With his release came the proviso that he had to leave Germany immediately. He went to England as he had some commercial interests there and he knew a doctor who lived in London. After beatings in prison he needed treatment for very bad eczema on his hands and arms. He also went to Paris and in both countries he represented Porsche GmbH. Finally, he departed from Le Havre on the liner ‘Ile de France’ arriving in New York on 11th January 1938.

 

In America he was initially unemployed, but in late 1943 he became an American citizen with a change of name to Alan Arthur Robert. In 1946 Rosenberger tried to return to Germany, but he found all his family’s possessions destroyed or taken away and that his father had died in 1942. He lodged a number of lawsuits against Porsche KG and the state for compensation that went on for twelve years.

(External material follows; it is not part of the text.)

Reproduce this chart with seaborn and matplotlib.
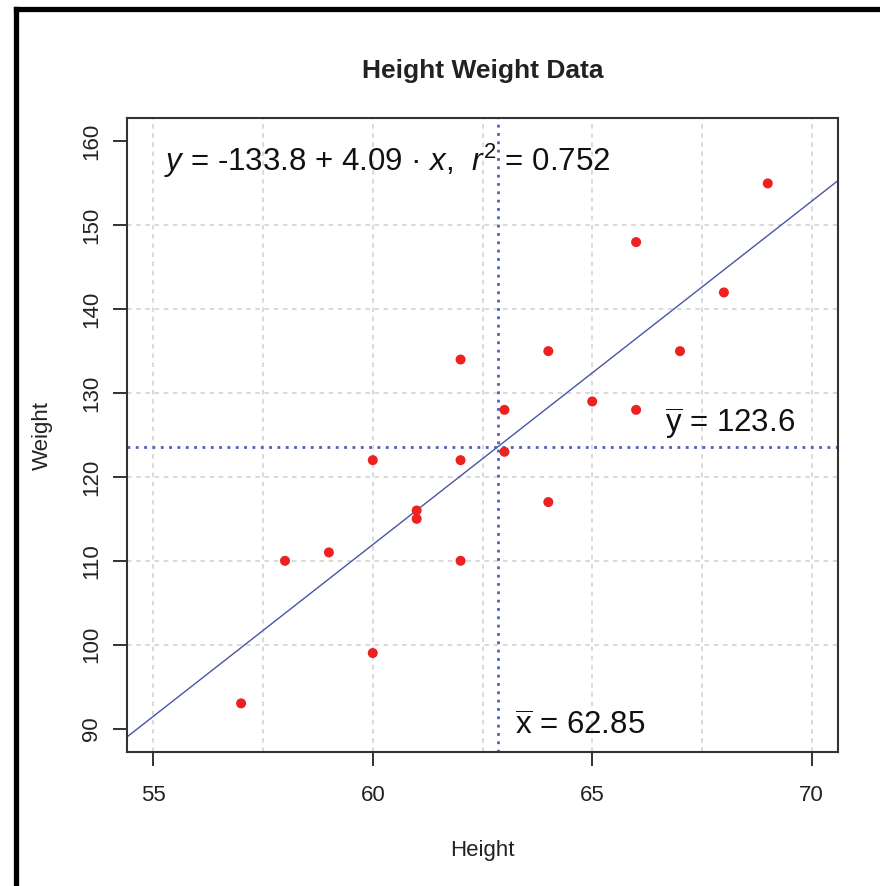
import numpy as np
import pandas as pd
import matplotlib
matplotlib.use("Agg")
import matplotlib.pyplot as plt
from matplotlib.lines import Line2D
import seaborn as sns

# ---- data ----
height = [57, 58, 59, 60, 60, 61, 61, 62, 62, 62, 63, 63, 64, 64, 65, 66, 66, 67, 68, 69]
weight = [93, 110, 111, 122, 99, 116, 115, 134, 122, 110, 128, 123, 135, 117, 129, 148, 128, 135, 142, 155]
x_ticks = [55, 60, 65, 70]
y_ticks = [90, 100, 110, 120, 130, 140, 150, 160]
title = "Height Weight Data"
x_label = "Height"
y_label = "Weight"

df = pd.DataFrame({"Height": height, "Weight": weight})
xbar = df["Height"].mean()
ybar = df["Weight"].mean()
slope, intercept = np.polyfit(df["Height"], df["Weight"], 1)
r2 = np.corrcoef(df["Height"], df["Weight"])[0, 1] ** 2

sns.set_style("white")
plt.rcParams["font.family"] = ["Liberation Sans", "DejaVu Sans"]
plt.rcParams["mathtext.fontset"] = "custom"
plt.rcParams["mathtext.rm"] = "Liberation Sans"
plt.rcParams["mathtext.it"] = "Liberation Sans:italic"
plt.rcParams["mathtext.bf"] = "Liberation Sans:bold"

fig = plt.figure(figsize=(8.8, 8.86), dpi=100)
ax = fig.add_axes([127 / 880, 1 - 752 / 886, (838 - 127) / 880, (752 - 118) / 886])

ax.set_xlim(54.4, 70.6)
ax.set_ylim(87.2, 162.8)

# grid
for v in np.arange(55, 70.1, 2.5):
    ax.axvline(v, color="#d0d0d0", lw=1.1, ls=(0, (3, 3)), zorder=0)
for h in range(100, 151, 10):
    ax.axhline(h, color="#d0d0d0", lw=1.1, ls=(0, (3, 3)), zorder=0)

sns.regplot(data=df, x="Height", y="Weight", ax=ax, scatter=False, ci=None,
            truncate=False, line_kws=dict(color="#4656a8", lw=1.0, zorder=2))
sns.scatterplot(data=df, x="Height", y="Weight", ax=ax, color="#ee2020",
                s=52, edgecolor="none", zorder=3)

ax.axvline(xbar, color="#4d5fc0", lw=2.0, ls=(0, (1, 2)), zorder=2)
ax.axhline(ybar, color="#4d5fc0", lw=2.0, ls=(0, (1, 2)), zorder=2)

ax.set_xticks(x_ticks)
ax.set_yticks(y_ticks)
ax.set_xticklabels([str(t) for t in x_ticks])
ax.set_yticklabels([str(t) for t in y_ticks], rotation=90, va="center")
ax.tick_params(axis="both", which="major", length=10, width=1.4, color="#333333",
               labelsize=16, labelcolor="#222222", left=True, bottom=True)
ax.tick_params(axis="x", pad=14)
ax.tick_params(axis="y", pad=8)
for sp in ax.spines.values():
    sp.set_color("#333333")
    sp.set_linewidth(1.5)

ax.set_xlabel(x_label, fontsize=16, color="#222222", labelpad=24)
ax.set_ylabel(y_label, fontsize=16, color="#222222", labelpad=20)
ax.set_title(title, fontsize=19, fontweight="bold", color="#222222", pad=29)

eq = "$y$ = %.1f + %.2f · $x$,  $r^2$ = %.3f" % (intercept, slope, r2)
ax.text(55.25, 157.7, eq, fontsize=22.5, color="#111111", ha="left", va="center")
ax.text(66.65, 126.3, r"$\overline{\mathrm{y}}$" + " = %.1f" % ybar, fontsize=22.5,
        color="#111111", ha="left", va="center")
ax.text(63.23, 90.2, r"$\overline{\mathrm{x}}$" + " = %.2f" % xbar, fontsize=22.5,
        color="#111111", ha="left", va="center")

# outer frame (left and top black border)
fig.add_artist(Line2D([15.5 / 880, 15.5 / 880], [0, 1 - 8.5 / 886], color="black",
                      lw=3.8, solid_capstyle="projecting"))
fig.add_artist(Line2D([15.5 / 880, 1], [1 - 8.5 / 886, 1 - 8.5 / 886], color="black",
                      lw=3.8, solid_capstyle="projecting"))

fig.savefig("out.png", dpi=100)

His suit against Porsche was for 200,000 German Marks, but the Compensation Chamber of the regional court of Stuttgart suggested a settlement, which eventually both sides agreed upon in September 1950. Rosenberger was to receive 50,000 Marks and either a VW Beetle or a Porsche sportscar. Strangely, he chose the Beetle.

 

He had moved to the West Coast and lived in Los Angeles and led a fairly simple life, though one source states that he was active in motorsports and the automobile business. In 1950 he married Anne Metzger, a former secretary of Porsche`s office in Stuttgart who, together with her first husband, had herself emigrated in 1939.

 

Adolf  Rosenberger, alias Alan Robert, died in Los Angeles in 1967 or ‘68. 

 

In 1982 his widow donated his personal assets to his hometown of Pforzheim where they are preserved in the town archive. They include his trophy from his victory in the 1927 Klaussen hill climb.